WHAT YOU HAVE TO DO
Your copy should be exact, beginning at the line containing "Convert this diagram to TikZ code." and ending at the line containing "minimum width=20.96cm, minimum", with both lines kept and every picture dropped.
-- START OF RECORDS FOR THIS TASK --
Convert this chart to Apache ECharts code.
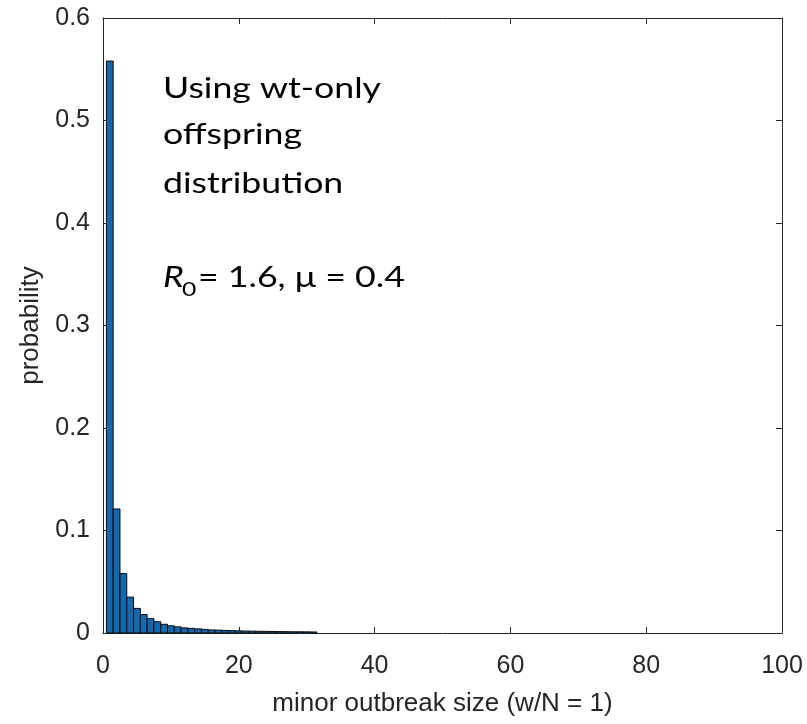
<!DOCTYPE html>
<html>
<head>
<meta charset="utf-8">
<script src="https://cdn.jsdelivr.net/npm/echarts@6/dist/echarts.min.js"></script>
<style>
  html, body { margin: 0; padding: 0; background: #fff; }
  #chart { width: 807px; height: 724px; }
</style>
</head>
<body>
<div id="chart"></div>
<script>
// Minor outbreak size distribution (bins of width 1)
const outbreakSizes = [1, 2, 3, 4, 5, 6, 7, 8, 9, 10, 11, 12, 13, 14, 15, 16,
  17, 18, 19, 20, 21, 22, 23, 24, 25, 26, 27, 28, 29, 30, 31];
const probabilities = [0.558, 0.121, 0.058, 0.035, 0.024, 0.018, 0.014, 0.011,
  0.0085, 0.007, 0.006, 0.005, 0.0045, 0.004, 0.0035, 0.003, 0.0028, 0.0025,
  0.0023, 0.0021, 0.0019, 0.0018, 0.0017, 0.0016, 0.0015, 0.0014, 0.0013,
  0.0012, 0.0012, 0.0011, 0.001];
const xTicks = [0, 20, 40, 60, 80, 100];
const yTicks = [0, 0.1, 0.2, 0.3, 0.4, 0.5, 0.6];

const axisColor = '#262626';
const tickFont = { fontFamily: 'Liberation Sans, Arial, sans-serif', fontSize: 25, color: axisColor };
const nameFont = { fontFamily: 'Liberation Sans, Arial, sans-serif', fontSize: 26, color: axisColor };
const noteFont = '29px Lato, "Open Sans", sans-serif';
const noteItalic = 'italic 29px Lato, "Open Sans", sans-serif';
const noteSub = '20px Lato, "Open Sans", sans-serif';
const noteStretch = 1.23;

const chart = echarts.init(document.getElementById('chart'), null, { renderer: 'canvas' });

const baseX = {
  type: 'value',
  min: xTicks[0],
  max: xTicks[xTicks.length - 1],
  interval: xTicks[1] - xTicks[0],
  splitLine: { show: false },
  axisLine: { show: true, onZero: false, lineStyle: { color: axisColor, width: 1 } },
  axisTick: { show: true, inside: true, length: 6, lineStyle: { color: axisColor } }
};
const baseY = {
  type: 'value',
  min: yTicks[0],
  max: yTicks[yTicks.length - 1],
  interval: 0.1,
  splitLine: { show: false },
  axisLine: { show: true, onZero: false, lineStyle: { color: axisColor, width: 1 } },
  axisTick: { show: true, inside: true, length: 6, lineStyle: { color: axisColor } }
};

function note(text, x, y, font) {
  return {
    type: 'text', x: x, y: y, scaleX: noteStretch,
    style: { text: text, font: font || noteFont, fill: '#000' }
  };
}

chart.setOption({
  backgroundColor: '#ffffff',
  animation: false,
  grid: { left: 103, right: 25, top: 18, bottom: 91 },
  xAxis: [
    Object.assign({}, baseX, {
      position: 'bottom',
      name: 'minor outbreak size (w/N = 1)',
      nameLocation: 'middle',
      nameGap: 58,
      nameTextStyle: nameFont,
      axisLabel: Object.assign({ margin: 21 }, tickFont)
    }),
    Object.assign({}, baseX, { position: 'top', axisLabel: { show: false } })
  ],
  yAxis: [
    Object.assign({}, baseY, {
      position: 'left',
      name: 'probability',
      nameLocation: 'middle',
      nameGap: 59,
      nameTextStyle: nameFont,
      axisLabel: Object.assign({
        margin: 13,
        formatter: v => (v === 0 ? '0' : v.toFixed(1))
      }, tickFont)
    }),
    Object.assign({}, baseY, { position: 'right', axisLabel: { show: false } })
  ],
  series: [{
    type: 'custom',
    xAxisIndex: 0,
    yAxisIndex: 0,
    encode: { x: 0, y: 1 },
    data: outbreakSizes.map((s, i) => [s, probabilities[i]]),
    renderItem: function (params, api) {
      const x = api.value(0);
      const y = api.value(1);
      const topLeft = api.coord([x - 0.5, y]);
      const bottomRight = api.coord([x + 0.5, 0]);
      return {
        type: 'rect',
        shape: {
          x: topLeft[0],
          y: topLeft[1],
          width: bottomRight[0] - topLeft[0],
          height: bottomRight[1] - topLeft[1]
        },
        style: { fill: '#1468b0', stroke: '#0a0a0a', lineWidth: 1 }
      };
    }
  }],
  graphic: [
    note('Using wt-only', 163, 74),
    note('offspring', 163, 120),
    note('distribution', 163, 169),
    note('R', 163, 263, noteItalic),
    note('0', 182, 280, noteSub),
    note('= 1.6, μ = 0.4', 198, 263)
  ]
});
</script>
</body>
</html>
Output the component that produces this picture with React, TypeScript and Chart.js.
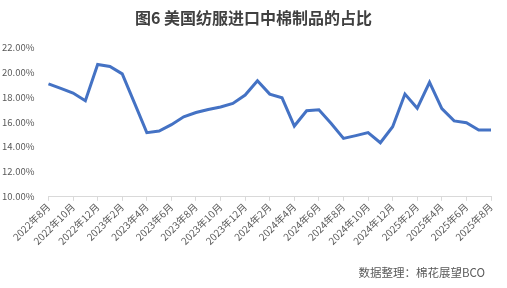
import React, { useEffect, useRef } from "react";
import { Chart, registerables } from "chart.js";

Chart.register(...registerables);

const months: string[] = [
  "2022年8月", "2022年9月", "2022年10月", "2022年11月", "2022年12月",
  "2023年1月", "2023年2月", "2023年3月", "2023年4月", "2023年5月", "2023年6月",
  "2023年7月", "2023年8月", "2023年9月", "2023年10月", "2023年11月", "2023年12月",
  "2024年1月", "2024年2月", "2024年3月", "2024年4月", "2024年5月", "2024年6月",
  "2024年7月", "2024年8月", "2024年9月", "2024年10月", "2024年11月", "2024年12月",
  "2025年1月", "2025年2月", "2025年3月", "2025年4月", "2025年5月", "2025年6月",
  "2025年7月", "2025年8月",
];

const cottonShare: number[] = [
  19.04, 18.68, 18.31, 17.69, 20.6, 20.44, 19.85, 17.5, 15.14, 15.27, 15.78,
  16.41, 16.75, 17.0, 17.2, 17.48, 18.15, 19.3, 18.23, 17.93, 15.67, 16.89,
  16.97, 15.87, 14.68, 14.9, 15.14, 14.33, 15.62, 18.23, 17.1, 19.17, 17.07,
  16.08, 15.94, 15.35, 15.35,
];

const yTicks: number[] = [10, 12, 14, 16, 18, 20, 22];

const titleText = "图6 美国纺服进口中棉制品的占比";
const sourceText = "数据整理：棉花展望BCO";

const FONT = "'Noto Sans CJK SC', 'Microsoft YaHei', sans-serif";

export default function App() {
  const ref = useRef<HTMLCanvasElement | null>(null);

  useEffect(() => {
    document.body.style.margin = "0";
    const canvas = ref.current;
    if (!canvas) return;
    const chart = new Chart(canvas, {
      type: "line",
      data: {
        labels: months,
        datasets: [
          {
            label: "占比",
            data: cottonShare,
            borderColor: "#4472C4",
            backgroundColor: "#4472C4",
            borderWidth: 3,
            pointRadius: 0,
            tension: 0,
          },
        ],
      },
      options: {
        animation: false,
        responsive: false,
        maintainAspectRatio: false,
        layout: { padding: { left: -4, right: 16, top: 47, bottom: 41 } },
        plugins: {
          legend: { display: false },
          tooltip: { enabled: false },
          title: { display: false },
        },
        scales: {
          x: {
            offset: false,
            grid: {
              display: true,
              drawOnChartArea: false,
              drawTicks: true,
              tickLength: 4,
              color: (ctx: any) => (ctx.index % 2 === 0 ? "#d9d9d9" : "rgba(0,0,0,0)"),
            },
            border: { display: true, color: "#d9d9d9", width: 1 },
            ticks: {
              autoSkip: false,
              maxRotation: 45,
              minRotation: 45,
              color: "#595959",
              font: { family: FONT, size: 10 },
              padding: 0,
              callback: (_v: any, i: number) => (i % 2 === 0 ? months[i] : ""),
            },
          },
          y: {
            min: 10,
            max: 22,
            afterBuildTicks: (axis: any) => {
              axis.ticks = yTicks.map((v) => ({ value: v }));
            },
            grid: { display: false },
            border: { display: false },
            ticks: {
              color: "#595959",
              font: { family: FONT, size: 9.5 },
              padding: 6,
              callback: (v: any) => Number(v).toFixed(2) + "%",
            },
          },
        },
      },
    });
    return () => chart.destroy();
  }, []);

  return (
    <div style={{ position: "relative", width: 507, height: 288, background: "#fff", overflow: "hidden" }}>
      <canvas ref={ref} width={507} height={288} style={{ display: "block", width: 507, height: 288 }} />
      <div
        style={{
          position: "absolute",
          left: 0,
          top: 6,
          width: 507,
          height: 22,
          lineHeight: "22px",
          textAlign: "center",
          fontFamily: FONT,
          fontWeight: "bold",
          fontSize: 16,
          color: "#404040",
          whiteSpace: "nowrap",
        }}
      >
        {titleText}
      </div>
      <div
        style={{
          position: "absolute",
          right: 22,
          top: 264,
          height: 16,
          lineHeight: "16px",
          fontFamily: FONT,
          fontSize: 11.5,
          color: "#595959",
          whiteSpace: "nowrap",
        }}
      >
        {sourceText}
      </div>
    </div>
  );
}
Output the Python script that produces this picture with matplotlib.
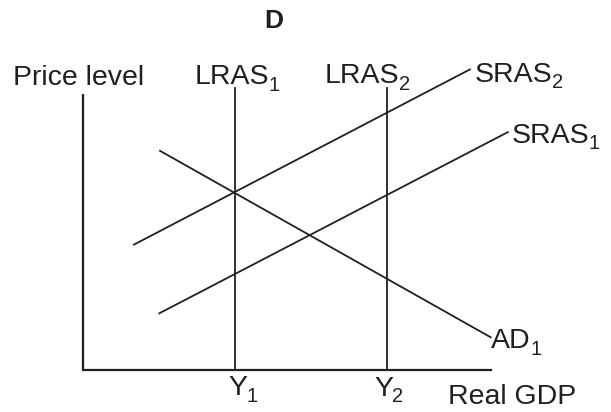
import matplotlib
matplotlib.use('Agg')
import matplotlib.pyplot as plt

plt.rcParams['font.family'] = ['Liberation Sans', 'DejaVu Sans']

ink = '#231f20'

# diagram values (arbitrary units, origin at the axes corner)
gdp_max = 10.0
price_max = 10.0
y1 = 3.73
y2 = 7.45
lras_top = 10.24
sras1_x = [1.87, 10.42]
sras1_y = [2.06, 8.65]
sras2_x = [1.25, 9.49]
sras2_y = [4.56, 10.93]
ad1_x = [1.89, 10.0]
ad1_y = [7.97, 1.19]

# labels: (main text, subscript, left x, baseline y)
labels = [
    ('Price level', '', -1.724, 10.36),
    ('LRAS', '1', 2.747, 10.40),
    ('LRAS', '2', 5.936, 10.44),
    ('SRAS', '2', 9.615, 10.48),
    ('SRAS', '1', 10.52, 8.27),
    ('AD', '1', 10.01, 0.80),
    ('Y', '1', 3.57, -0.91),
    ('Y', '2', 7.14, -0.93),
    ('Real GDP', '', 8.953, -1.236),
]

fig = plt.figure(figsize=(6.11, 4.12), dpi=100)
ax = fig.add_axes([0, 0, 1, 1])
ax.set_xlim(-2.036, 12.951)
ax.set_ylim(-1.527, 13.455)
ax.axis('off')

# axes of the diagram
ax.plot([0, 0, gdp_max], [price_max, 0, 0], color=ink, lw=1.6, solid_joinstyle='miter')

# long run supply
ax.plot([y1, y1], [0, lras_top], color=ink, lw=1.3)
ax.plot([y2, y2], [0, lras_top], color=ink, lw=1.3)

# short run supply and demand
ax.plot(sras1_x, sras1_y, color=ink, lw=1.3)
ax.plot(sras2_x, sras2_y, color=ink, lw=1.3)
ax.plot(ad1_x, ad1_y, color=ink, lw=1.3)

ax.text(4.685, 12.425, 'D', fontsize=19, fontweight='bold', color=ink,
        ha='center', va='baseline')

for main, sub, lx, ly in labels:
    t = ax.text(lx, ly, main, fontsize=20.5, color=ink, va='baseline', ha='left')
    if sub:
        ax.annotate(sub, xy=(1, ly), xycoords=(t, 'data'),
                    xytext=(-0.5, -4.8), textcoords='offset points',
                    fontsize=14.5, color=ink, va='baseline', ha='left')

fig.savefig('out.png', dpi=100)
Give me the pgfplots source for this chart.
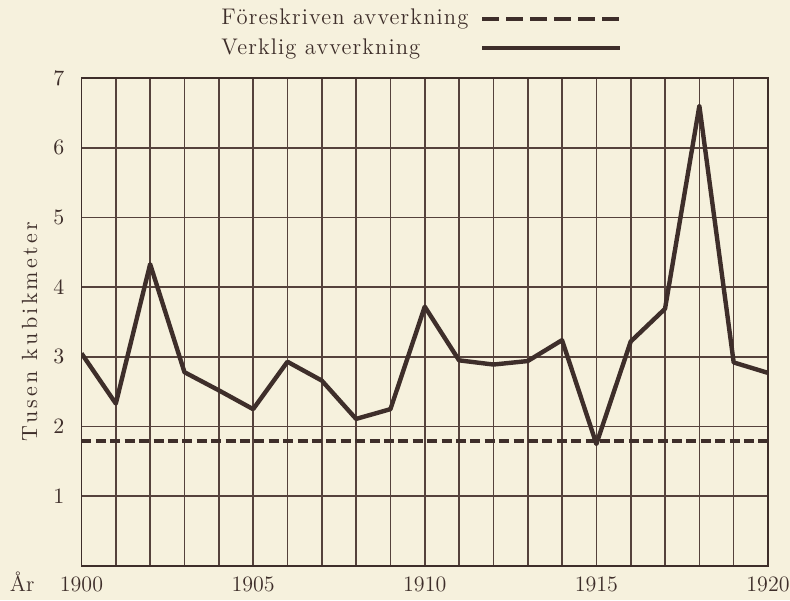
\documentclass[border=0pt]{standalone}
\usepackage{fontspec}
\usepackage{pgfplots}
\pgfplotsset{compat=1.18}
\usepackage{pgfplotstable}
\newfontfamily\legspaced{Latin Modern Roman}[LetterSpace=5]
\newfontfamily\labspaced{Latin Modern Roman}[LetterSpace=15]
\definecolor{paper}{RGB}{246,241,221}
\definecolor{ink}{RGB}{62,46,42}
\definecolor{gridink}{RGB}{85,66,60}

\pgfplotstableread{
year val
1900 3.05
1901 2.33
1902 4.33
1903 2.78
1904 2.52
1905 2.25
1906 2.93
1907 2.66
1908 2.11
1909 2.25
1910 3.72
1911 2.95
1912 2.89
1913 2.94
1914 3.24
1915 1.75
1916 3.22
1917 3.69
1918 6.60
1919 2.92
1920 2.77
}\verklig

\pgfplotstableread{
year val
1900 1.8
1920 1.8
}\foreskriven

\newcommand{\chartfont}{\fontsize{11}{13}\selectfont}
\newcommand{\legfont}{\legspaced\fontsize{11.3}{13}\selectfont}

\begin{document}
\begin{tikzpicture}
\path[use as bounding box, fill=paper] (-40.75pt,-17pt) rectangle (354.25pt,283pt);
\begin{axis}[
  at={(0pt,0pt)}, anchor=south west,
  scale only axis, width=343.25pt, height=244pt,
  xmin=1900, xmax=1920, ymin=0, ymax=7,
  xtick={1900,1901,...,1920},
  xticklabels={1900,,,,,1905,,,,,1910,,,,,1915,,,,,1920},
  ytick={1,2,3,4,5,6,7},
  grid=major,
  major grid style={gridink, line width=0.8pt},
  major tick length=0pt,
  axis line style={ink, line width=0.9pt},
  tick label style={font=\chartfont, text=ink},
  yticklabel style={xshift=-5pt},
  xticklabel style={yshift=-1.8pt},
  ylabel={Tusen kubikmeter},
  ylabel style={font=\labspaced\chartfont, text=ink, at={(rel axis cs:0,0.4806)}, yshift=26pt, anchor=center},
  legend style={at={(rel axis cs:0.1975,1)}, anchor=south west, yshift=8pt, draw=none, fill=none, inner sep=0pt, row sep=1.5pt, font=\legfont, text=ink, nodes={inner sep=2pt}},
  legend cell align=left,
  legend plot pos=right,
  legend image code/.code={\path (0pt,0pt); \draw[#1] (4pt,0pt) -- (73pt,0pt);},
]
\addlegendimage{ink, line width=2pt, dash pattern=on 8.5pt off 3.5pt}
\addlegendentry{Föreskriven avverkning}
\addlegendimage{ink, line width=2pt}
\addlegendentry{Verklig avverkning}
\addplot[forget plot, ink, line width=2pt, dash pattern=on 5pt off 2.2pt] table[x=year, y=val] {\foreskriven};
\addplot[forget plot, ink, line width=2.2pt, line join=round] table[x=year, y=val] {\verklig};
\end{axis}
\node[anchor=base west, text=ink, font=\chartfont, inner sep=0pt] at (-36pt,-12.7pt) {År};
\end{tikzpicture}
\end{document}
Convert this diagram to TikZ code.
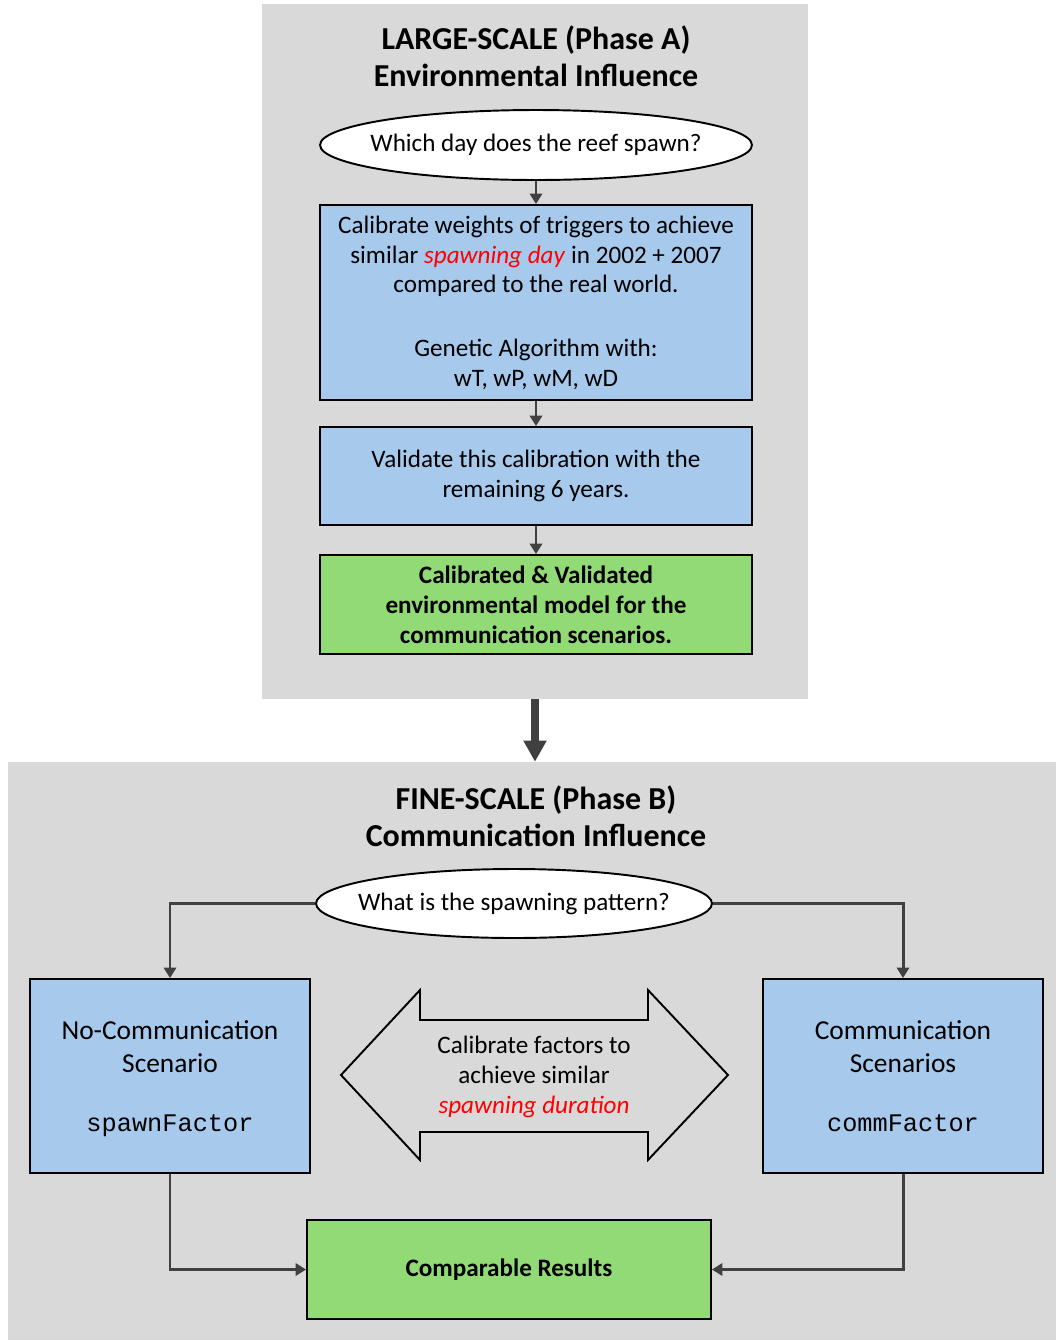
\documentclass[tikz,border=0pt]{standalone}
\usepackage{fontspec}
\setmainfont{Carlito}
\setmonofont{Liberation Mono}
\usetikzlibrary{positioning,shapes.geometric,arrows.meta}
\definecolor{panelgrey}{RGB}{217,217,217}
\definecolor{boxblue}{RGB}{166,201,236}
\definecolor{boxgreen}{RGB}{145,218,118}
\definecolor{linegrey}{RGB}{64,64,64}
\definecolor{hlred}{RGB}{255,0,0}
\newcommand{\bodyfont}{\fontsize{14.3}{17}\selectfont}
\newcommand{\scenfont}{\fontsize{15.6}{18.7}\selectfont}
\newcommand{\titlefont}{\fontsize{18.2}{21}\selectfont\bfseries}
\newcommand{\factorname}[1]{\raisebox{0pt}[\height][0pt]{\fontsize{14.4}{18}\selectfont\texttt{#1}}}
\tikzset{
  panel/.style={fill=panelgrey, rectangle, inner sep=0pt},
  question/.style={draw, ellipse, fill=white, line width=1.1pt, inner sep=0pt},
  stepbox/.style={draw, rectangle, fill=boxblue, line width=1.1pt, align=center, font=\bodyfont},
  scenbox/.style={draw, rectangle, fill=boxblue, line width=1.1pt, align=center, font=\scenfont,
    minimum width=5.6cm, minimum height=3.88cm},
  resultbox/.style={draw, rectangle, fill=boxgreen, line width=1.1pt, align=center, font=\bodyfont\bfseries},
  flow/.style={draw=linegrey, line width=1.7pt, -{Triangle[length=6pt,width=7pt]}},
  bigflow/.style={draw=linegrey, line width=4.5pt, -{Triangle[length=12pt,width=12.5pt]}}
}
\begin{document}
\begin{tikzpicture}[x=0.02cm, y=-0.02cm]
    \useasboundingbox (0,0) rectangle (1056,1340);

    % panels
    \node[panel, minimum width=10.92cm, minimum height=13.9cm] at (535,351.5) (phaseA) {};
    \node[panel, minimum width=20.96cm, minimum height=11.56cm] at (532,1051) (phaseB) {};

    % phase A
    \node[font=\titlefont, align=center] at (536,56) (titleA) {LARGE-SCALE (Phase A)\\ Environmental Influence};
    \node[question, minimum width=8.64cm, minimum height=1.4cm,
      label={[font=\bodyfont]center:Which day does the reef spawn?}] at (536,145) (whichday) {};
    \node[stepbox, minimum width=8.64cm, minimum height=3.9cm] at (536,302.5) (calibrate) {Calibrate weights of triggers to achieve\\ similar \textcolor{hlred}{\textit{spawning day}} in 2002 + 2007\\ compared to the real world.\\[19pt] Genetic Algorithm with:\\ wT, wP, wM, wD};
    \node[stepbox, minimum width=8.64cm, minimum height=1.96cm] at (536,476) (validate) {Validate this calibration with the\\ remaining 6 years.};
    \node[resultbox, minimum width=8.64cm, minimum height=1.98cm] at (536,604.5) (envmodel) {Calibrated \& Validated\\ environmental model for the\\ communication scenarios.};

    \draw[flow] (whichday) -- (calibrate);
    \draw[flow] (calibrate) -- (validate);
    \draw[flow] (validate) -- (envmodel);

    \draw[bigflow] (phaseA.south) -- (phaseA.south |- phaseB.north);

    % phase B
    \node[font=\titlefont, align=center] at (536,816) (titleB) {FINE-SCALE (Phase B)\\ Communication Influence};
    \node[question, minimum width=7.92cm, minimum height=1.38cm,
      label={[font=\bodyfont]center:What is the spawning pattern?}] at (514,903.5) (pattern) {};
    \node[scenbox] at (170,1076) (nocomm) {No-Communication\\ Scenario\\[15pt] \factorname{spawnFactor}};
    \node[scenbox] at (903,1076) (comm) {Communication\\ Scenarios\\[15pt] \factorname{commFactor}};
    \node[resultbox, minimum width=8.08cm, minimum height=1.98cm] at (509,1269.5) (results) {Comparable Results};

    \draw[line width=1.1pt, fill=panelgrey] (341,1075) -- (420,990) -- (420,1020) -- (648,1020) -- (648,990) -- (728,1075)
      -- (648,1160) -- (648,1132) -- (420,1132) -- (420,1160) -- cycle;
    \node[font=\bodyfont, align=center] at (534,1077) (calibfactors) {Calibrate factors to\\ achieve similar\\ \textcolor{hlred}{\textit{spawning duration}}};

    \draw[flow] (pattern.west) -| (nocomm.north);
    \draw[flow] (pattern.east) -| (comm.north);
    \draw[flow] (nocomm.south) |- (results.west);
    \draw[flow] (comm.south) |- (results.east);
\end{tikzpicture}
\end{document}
-- END OF RECORDS FOR THIS TASK --
ANSWER TO THE PROBLEM
Convert this diagram to TikZ code.
\documentclass[tikz,border=0pt]{standalone}
\usepackage{fontspec}
\setmainfont{Carlito}
\setmonofont{Liberation Mono}
\usetikzlibrary{positioning,shapes.geometric,arrows.meta}
\definecolor{panelgrey}{RGB}{217,217,217}
\definecolor{boxblue}{RGB}{166,201,236}
\definecolor{boxgreen}{RGB}{145,218,118}
\definecolor{linegrey}{RGB}{64,64,64}
\definecolor{hlred}{RGB}{255,0,0}
\newcommand{\bodyfont}{\fontsize{14.3}{17}\selectfont}
\newcommand{\scenfont}{\fontsize{15.6}{18.7}\selectfont}
\newcommand{\titlefont}{\fontsize{18.2}{21}\selectfont\bfseries}
\newcommand{\factorname}[1]{\raisebox{0pt}[\height][0pt]{\fontsize{14.4}{18}\selectfont\texttt{#1}}}
\tikzset{
  panel/.style={fill=panelgrey, rectangle, inner sep=0pt},
  question/.style={draw, ellipse, fill=white, line width=1.1pt, inner sep=0pt},
  stepbox/.style={draw, rectangle, fill=boxblue, line width=1.1pt, align=center, font=\bodyfont},
  scenbox/.style={draw, rectangle, fill=boxblue, line width=1.1pt, align=center, font=\scenfont,
    minimum width=5.6cm, minimum height=3.88cm},
  resultbox/.style={draw, rectangle, fill=boxgreen, line width=1.1pt, align=center, font=\bodyfont\bfseries},
  flow/.style={draw=linegrey, line width=1.7pt, -{Triangle[length=6pt,width=7pt]}},
  bigflow/.style={draw=linegrey, line width=4.5pt, -{Triangle[length=12pt,width=12.5pt]}}
}
\begin{document}
\begin{tikzpicture}[x=0.02cm, y=-0.02cm]
    \useasboundingbox (0,0) rectangle (1056,1340);

    % panels
    \node[panel, minimum width=10.92cm, minimum height=13.9cm] at (535,351.5) (phaseA) {};
    \node[panel, minimum width=20.96cm, minimum height=11.56cm] at (532,1051) (phaseB) {};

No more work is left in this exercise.